Wa handle

Joined
Jan 20, 2013
Messages
783
I am curious of various ways to make a Wa handle. My issues are these:
I am not a fan of burning the tang into the handle and it looking sloppy where the tang enters the wood.
I always put brass/copper faceplate on the handle for a clean transition from handle to blade, not real sure its technical term.
I am only working with a 2x72 grinder, no disk sander.

So I guess, if y'all wouldn't mind, show me how ya Wa.
 
I don't have much to add as I'm working on my first wa handle. The ferrule I'm making is a sandwich of black linen micarta, paduak, and black linen again. I fit the front piece of black linen like fitting a hidden tang guard. Once the piece fit on the end part of the tang, I decided to see if I could burn it on a little bit. I heated up the tang, then slid the black linen piece on and it turned the sloppy hole into a nice square slot. I continued doing that until it was the majority up the tang and then hand filed the rest.
 
Or in the case of some of the Carter higher end wa handles, technically an octagonal "frame" handle with a solid slotted ferule.
So its basically an octagonal hidden-tang handle?
 
If you do a search on Bladeforums, you will find several wa handle tutorials by myself and others.
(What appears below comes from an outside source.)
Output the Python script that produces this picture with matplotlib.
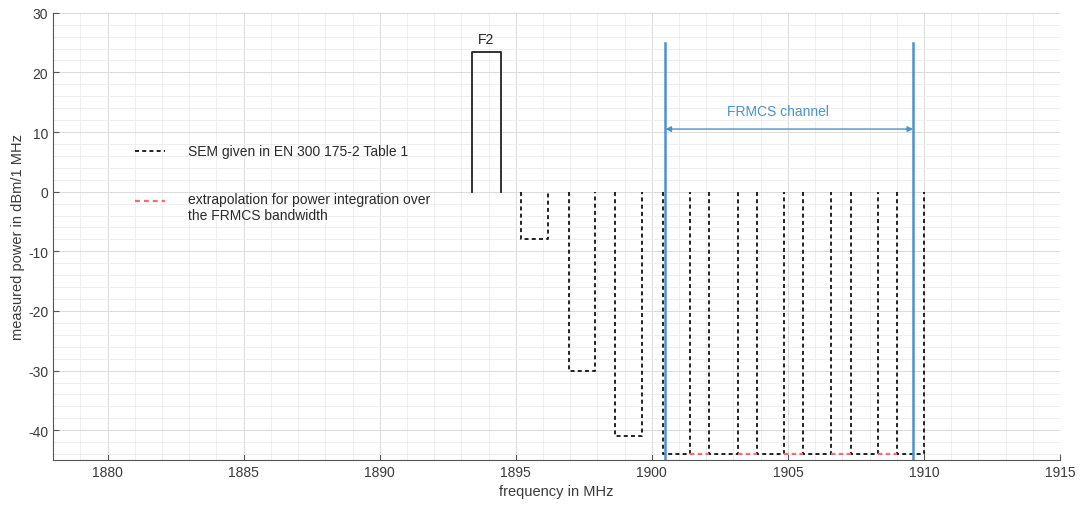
import numpy as np
import matplotlib.pyplot as plt
from matplotlib.ticker import MultipleLocator

plt.rcParams['font.family'] = ['Liberation Sans', 'DejaVu Sans']
plt.rcParams['axes.unicode_minus'] = False

# F2 carrier (solid box)
f2_left = 1893.4
f2_right = 1894.45
f2_top = 23.5

# SEM given in EN 300 175-2 Table 1 (dashed boxes)
sem_left = [1895.2, 1896.95, 1898.65, 1900.4, 1902.1, 1903.85, 1905.55, 1907.3, 1909.0]
sem_right = [1896.2, 1897.9, 1899.65, 1901.4, 1903.15, 1904.85, 1906.6, 1908.3, 1910.0]
sem_level = [-8, -30, -41, -44, -44, -44, -44, -44, -44]

# extrapolation (red dashed) in the gaps
extra_left = [1901.4, 1903.15, 1904.85, 1906.6, 1908.3]
extra_right = [1902.1, 1903.85, 1905.55, 1907.3, 1909.0]
extra_level = -44

# FRMCS channel edges
frmcs_lo = 1900.5
frmcs_hi = 1909.6
frmcs_top = 25

blue = '#4A93CC'
red = '#EE6F78'
dash = (0, (2.2, 1.8))

fig = plt.figure(figsize=(10.85, 5.10), dpi=100)
ax = fig.add_axes([0.049, 0.096, 0.928, 0.877])

# F2 box
ax.plot([f2_left, f2_left, f2_right, f2_right], [0, f2_top, f2_top, 0],
        color='#222222', lw=1.3, zorder=3)
ax.text((f2_left + f2_right) / 2, f2_top + 1.0, 'F2', ha='center', va='bottom',
        fontsize=10, color='#222222')

# SEM dashed boxes
for l, r, lev in zip(sem_left, sem_right, sem_level):
    ax.plot([l, l, r, r], [0, lev, lev, 0], color='#111111', lw=1.3,
            linestyle=dash, zorder=3)

# red extrapolation
for l, r in zip(extra_left, extra_right):
    ax.plot([l, r], [extra_level, extra_level], color=red, lw=1.6,
            linestyle=(0, (2, 1.5)), zorder=4)

# FRMCS channel
ymin, ymax = -45, 30
ax.plot([frmcs_lo, frmcs_lo], [ymin, frmcs_top], color=blue, lw=1.8, zorder=5)
ax.plot([frmcs_hi, frmcs_hi], [ymin, frmcs_top], color=blue, lw=1.8, zorder=5)
ax.annotate('', xy=(frmcs_hi, 10.5), xytext=(frmcs_lo, 10.5),
            arrowprops=dict(arrowstyle='<|-|>', color=blue, lw=1.0,
                            mutation_scale=8, shrinkA=0, shrinkB=0), zorder=5)
ax.text((frmcs_lo + frmcs_hi) / 2 - 0.4, 13.6, 'FRMCS channel', ha='center',
        va='center', fontsize=10, color=blue)

# legend-like annotations
ax.plot([1881.0, 1882.1], [6.8, 6.8], color='#111111', lw=1.3, linestyle=dash)
ax.text(1882.95, 6.8, 'SEM given in EN 300 175-2 Table 1', ha='left',
        va='center', fontsize=10, color='#2a2a2a')
ax.plot([1881.0, 1882.1], [-1.5, -1.5], color=red, lw=1.6, linestyle=dash)
ax.text(1882.95, 0.0, 'extrapolation for power integration over\nthe FRMCS bandwidth',
        ha='left', va='top', fontsize=10, color='#2a2a2a', linespacing=1.2)

ax.set_xlim(1878, 1915)
ax.set_ylim(ymin, ymax)
ax.xaxis.set_major_locator(MultipleLocator(5))
ax.xaxis.set_minor_locator(MultipleLocator(1))
ax.yaxis.set_major_locator(MultipleLocator(10))
ax.yaxis.set_minor_locator(MultipleLocator(2))

ax.set_axisbelow(True)
ax.grid(which='major', color='#dadada', lw=0.7)
ax.grid(which='minor', color='#ececec', lw=0.6)

for s in ['top', 'right']:
    ax.spines[s].set_visible(False)
for s in ['left', 'bottom']:
    ax.spines[s].set_color('#555555')
    ax.spines[s].set_linewidth(0.8)
ax.tick_params(which='major', direction='in', length=4, color='#555555',
               labelsize=10, labelcolor='#3a3a3a')
ax.tick_params(which='minor', length=0)

ax.set_xlabel('frequency in MHz', fontsize=10.5, color='#3a3a3a', labelpad=4)
ax.set_ylabel('measured power in dBm/1 MHz', fontsize=10.5, color='#3a3a3a',
              labelpad=2)

fig.savefig('out.png', dpi=100)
The Cliff notes version is:
Drill out the handle as any other hidden tang. The hole can be rather oversize, as the resin will fill it.
Make the front bolster block ( or a thin metal front plate) to fit the tang snugly.
Slip the block on and then slide the resin filled handle onto the tang.
When the epoxy is cured, shape the handle.
 
Another method is to dowel the handle. There is at least one good tutorial out there on that method. I am working on a way to cut a .100 slot in a 3/8 dowel on the cheap Ryobi router table. I figure the big drill press and the HF mill drill will do the rest.
 
Another trick is to turn a tenon on the end of the handle block ( using the drilled tang hole as a center) and bore a matching pocket in the back of the bolster block. This makes a much thinner bolster section to slot and gives a really nice looking, .... and STRONG, ... bolster fit-up. This is often done when using buffalo horn for the collar.

On doweled wa handles, the horn/wood is usually drilled all the way through so it makes a simple ferrule on the tenon. This keeps the end from splitting as the tang or dowels are driven in. This works well on "D" and oval handles, too.